Why would he use physical currency? Why not a Bitcoin wallet?

mmerlin

8 months ago

Crypto was included in the laundering schemes.

"Part of the money Sánchez Gil amassed in recent years was laundered through the purchase of crypto-currencies and a large fleet of private hire vehicles registered in the name of one of his relatives"

close04

8 months ago

So he doesn’t get arrested after €20M worth of Bitcoin is found in his Bitcoin wallet. Maybe there are better privacy preserving cryptocurrencies.
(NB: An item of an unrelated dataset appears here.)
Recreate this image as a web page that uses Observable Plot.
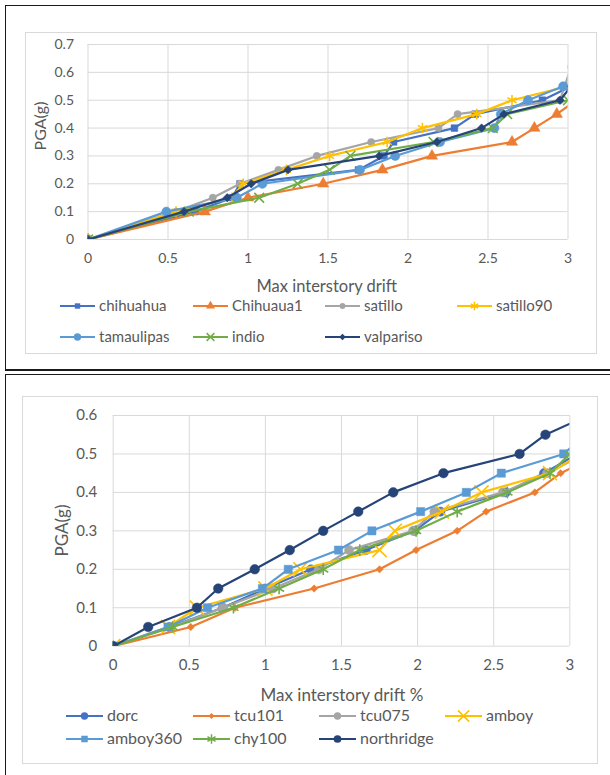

Not being tech savvy or not wanting to rely on volatile cryptocurrencies are also legitimate explanations for staying all cash. And he may very well have a few crypto wallets too.

codegeek

8 months ago

Cash is king. Bitcoin doesn't even come close to it.

throwaway313374

8 months ago

Survivorship bias. Those who weren't doing something dumb don't appear in such news stories

some_random

8 months ago

Cash is less traceable and easier to use for most criminal applications.

user

8 months ago

[deleted]

bongoman37

8 months ago

Nontrivial to use. Still need to pass it to someone to convert fiat to crypto. Bitcoin is a public ledger, would be even easier to tie to him in some ways.

INTPenis

8 months ago

There has to be a personality test to see if someone is short-sighted enough to take 20 million euros in cash without any plan for how to launder it. Right?!

Seems like every single IT job is littered with personality tests these days but what about government?